Throughout these books Darwin places different organic structures (of the mind or body) on the scales of wonder. He downgrades human mental capacities by comparing them with natural events:
People often talk of the wonderful event of intellectual Man appearing..–the appearance of insects with other senses is more wonderful. its mind more different probably & introduction of man. Nothing compared to the first thinking being. although hard to draw line.—-
By embracing wonder he elevates the senses above novel writing or bridge building. Touch, hearing, seeing—in Darwin’s view these are more praiseworthy and mysterious than the labors of any human technician. Wonder is a feeling worth dwelling in.
IV
The intellect, for its part, shrinks in importance like a wrinkled balloon.

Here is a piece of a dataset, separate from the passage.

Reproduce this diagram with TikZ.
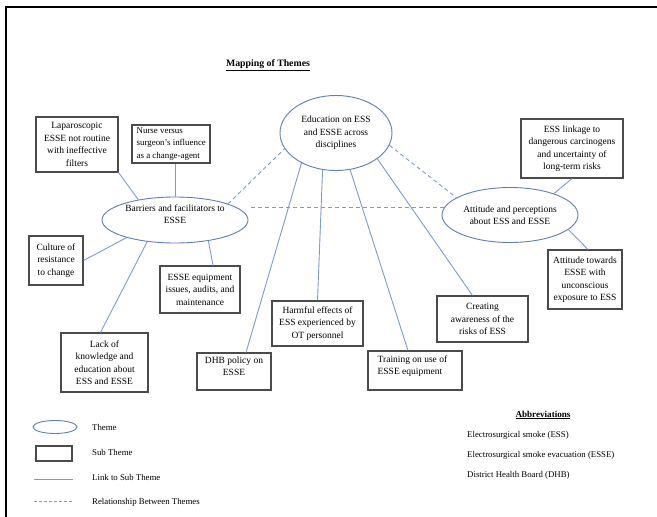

In his fumbling syntax you may find Darwin frustrated with the intellectualism vaunted by his professors at Cambridge:
Who with the face of the earth covered with the most beautiful savannahs & forests dare to say that intellectuality is only aim in this world
He equates the advent of a most prestigious Cambridge professor, Sir Isaac Newton, with the growth of scabs: “That an embryo the thousandth of an inch should produce a Newton is often thought wonderful. it is part of same class of facts that the skin grows over a wound.” Darwin found as much to praise in self-healing wounds as in the pivotal figures of scientific history. He tends to eschew great minds for humble animals and plants, vanquishing the arguments of philosophers and scientists alike. “The monkeys understand the affinities of man, better than the boasted philosopher,” he writes.
V
Perhaps you have to be a bit like a monkey to get closer to the truth, even if this means loosening your grip on the world. Such loss of grip is valuable. Of course the theory of evolution by natural selection represents an explication of the highest and most elegant order, but I like to think that it came about because of a useless wonder cast over the rapids of the world. In the notebooks and his major works Darwin denies the priority of human reason, and the irony is that this claim is perfectly reasonable.
There is something humble and paradoxical in the gesture: he uses reason to reduce the importance of reason. The bee is a not a physician (this is nothing against the bee). Barnacles with their enormous penis-to-body ratio cannot perform calculus (this is nothing against barnacles). Yet these beings remain, we are assured, wonderful, and it is perhaps through wonder and not reason that we can best hold the world to our chests. Or, said another way, wonder furnishes reason with its best materials.
VI
That discovery begins in wonder is an old idea. In the Theaetetus Socrates says that “to wonder” (thaumazein) is “the mark of the philosopher. Philosophy indeed has no other origin.” So perhaps we needn’t be as hard on philosophy as young Darwin is, since the compass he uses to navigate the world received praise from the prime mover of the whole philosophical affair.
To appreciate this particular spin on Darwin’s mind, perhaps you should skip the Origin or the Descent and instead dash at random through the notebooks, as Darwin might have dashed through a gallery sniffing paintings. Yes, there is his immense contribution to human thought and history, his Copernican revolt against Christian orthodoxy, etc&. But in the notebooks you glimpse his lyricism. “[T]he fabric falls, but Man. Wonderful Man.”
One response to “Darwinian Wonder”
Newton as the growth of a scab? I love this. Comparable to William Blake’s painting, “Newton” where Newton sits on a rock at the bottom of the sea, looking like a rock himself. I wonder if Darwin ever smelled this painting.